WORK REQUIRED: Copy out all the records, word for word.

RECORDS FOR PROCESSING:
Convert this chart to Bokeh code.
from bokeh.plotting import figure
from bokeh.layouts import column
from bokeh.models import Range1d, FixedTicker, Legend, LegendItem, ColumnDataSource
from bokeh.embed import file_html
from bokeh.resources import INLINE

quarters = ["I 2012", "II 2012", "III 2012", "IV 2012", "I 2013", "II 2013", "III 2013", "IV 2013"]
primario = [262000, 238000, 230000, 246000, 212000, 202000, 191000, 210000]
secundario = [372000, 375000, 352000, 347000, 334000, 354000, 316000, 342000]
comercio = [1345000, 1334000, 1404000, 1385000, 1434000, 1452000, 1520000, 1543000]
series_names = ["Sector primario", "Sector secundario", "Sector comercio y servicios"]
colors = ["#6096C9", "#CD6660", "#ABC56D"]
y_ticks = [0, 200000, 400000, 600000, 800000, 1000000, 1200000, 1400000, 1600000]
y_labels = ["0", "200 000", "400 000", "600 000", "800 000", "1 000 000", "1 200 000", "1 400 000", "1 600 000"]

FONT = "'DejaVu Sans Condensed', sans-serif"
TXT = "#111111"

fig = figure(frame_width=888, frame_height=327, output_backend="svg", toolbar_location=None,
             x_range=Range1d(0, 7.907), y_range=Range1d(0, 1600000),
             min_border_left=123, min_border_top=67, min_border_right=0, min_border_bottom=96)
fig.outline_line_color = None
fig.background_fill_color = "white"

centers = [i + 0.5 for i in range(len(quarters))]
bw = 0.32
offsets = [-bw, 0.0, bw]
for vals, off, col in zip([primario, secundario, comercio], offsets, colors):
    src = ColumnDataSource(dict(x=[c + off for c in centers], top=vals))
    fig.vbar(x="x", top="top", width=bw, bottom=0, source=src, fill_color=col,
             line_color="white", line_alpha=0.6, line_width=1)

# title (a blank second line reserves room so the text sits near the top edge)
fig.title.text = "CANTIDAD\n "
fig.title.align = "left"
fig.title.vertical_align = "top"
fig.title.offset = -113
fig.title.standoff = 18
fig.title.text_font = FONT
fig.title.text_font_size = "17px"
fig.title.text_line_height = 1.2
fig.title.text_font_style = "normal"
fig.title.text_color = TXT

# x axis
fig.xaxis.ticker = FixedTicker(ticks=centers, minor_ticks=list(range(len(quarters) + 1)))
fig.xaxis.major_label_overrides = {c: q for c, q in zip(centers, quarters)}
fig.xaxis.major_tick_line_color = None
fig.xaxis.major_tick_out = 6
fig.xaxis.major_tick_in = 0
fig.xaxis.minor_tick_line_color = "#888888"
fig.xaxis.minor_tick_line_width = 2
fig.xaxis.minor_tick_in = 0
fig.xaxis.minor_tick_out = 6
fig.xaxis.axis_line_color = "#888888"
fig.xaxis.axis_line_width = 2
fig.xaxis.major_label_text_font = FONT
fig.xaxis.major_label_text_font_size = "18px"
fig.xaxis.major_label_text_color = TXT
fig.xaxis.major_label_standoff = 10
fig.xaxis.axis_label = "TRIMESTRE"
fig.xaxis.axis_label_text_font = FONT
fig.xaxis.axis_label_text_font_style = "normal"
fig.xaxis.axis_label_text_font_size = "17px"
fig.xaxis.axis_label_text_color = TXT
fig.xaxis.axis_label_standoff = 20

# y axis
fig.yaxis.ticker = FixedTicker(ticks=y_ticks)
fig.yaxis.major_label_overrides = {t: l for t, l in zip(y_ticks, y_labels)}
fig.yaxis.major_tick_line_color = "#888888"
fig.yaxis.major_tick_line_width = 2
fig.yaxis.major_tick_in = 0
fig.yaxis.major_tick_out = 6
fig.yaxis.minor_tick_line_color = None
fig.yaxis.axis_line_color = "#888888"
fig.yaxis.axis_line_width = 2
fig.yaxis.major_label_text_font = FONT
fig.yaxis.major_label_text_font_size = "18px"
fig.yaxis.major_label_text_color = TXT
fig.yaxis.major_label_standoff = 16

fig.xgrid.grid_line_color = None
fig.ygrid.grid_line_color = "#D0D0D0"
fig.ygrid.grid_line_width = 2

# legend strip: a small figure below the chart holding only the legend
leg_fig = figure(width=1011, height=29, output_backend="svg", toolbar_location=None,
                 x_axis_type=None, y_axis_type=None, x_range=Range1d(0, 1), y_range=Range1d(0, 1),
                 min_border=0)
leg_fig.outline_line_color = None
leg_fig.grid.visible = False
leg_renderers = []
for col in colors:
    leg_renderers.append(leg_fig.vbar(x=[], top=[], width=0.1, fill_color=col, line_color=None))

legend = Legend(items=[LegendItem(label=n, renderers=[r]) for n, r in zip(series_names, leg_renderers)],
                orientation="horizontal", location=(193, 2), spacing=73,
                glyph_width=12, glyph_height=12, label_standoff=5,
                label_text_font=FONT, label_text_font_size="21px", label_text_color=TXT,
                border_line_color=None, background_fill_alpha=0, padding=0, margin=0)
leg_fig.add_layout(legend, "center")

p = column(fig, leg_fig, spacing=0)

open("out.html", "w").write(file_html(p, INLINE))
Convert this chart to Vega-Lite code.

COMPLETE RESPONSE:
Convert this chart to Bokeh code.
from bokeh.plotting import figure
from bokeh.layouts import column
from bokeh.models import Range1d, FixedTicker, Legend, LegendItem, ColumnDataSource
from bokeh.embed import file_html
from bokeh.resources import INLINE

quarters = ["I 2012", "II 2012", "III 2012", "IV 2012", "I 2013", "II 2013", "III 2013", "IV 2013"]
primario = [262000, 238000, 230000, 246000, 212000, 202000, 191000, 210000]
secundario = [372000, 375000, 352000, 347000, 334000, 354000, 316000, 342000]
comercio = [1345000, 1334000, 1404000, 1385000, 1434000, 1452000, 1520000, 1543000]
series_names = ["Sector primario", "Sector secundario", "Sector comercio y servicios"]
colors = ["#6096C9", "#CD6660", "#ABC56D"]
y_ticks = [0, 200000, 400000, 600000, 800000, 1000000, 1200000, 1400000, 1600000]
y_labels = ["0", "200 000", "400 000", "600 000", "800 000", "1 000 000", "1 200 000", "1 400 000", "1 600 000"]

FONT = "'DejaVu Sans Condensed', sans-serif"
TXT = "#111111"

fig = figure(frame_width=888, frame_height=327, output_backend="svg", toolbar_location=None,
             x_range=Range1d(0, 7.907), y_range=Range1d(0, 1600000),
             min_border_left=123, min_border_top=67, min_border_right=0, min_border_bottom=96)
fig.outline_line_color = None
fig.background_fill_color = "white"

centers = [i + 0.5 for i in range(len(quarters))]
bw = 0.32
offsets = [-bw, 0.0, bw]
for vals, off, col in zip([primario, secundario, comercio], offsets, colors):
    src = ColumnDataSource(dict(x=[c + off for c in centers], top=vals))
    fig.vbar(x="x", top="top", width=bw, bottom=0, source=src, fill_color=col,
             line_color="white", line_alpha=0.6, line_width=1)

# title (a blank second line reserves room so the text sits near the top edge)
fig.title.text = "CANTIDAD\n "
fig.title.align = "left"
fig.title.vertical_align = "top"
fig.title.offset = -113
fig.title.standoff = 18
fig.title.text_font = FONT
fig.title.text_font_size = "17px"
fig.title.text_line_height = 1.2
fig.title.text_font_style = "normal"
fig.title.text_color = TXT

# x axis
fig.xaxis.ticker = FixedTicker(ticks=centers, minor_ticks=list(range(len(quarters) + 1)))
fig.xaxis.major_label_overrides = {c: q for c, q in zip(centers, quarters)}
fig.xaxis.major_tick_line_color = None
fig.xaxis.major_tick_out = 6
fig.xaxis.major_tick_in = 0
fig.xaxis.minor_tick_line_color = "#888888"
fig.xaxis.minor_tick_line_width = 2
fig.xaxis.minor_tick_in = 0
fig.xaxis.minor_tick_out = 6
fig.xaxis.axis_line_color = "#888888"
fig.xaxis.axis_line_width = 2
fig.xaxis.major_label_text_font = FONT
fig.xaxis.major_label_text_font_size = "18px"
fig.xaxis.major_label_text_color = TXT
fig.xaxis.major_label_standoff = 10
fig.xaxis.axis_label = "TRIMESTRE"
fig.xaxis.axis_label_text_font = FONT
fig.xaxis.axis_label_text_font_style = "normal"
fig.xaxis.axis_label_text_font_size = "17px"
fig.xaxis.axis_label_text_color = TXT
fig.xaxis.axis_label_standoff = 20

# y axis
fig.yaxis.ticker = FixedTicker(ticks=y_ticks)
fig.yaxis.major_label_overrides = {t: l for t, l in zip(y_ticks, y_labels)}
fig.yaxis.major_tick_line_color = "#888888"
fig.yaxis.major_tick_line_width = 2
fig.yaxis.major_tick_in = 0
fig.yaxis.major_tick_out = 6
fig.yaxis.minor_tick_line_color = None
fig.yaxis.axis_line_color = "#888888"
fig.yaxis.axis_line_width = 2
fig.yaxis.major_label_text_font = FONT
fig.yaxis.major_label_text_font_size = "18px"
fig.yaxis.major_label_text_color = TXT
fig.yaxis.major_label_standoff = 16

fig.xgrid.grid_line_color = None
fig.ygrid.grid_line_color = "#D0D0D0"
fig.ygrid.grid_line_width = 2

# legend strip: a small figure below the chart holding only the legend
leg_fig = figure(width=1011, height=29, output_backend="svg", toolbar_location=None,
                 x_axis_type=None, y_axis_type=None, x_range=Range1d(0, 1), y_range=Range1d(0, 1),
                 min_border=0)
leg_fig.outline_line_color = None
leg_fig.grid.visible = False
leg_renderers = []
for col in colors:
    leg_renderers.append(leg_fig.vbar(x=[], top=[], width=0.1, fill_color=col, line_color=None))

legend = Legend(items=[LegendItem(label=n, renderers=[r]) for n, r in zip(series_names, leg_renderers)],
                orientation="horizontal", location=(193, 2), spacing=73,
                glyph_width=12, glyph_height=12, label_standoff=5,
                label_text_font=FONT, label_text_font_size="21px", label_text_color=TXT,
                border_line_color=None, background_fill_alpha=0, padding=0, margin=0)
leg_fig.add_layout(legend, "center")

p = column(fig, leg_fig, spacing=0)

open("out.html", "w").write(file_html(p, INLINE))
Convert this chart to Vega-Lite code.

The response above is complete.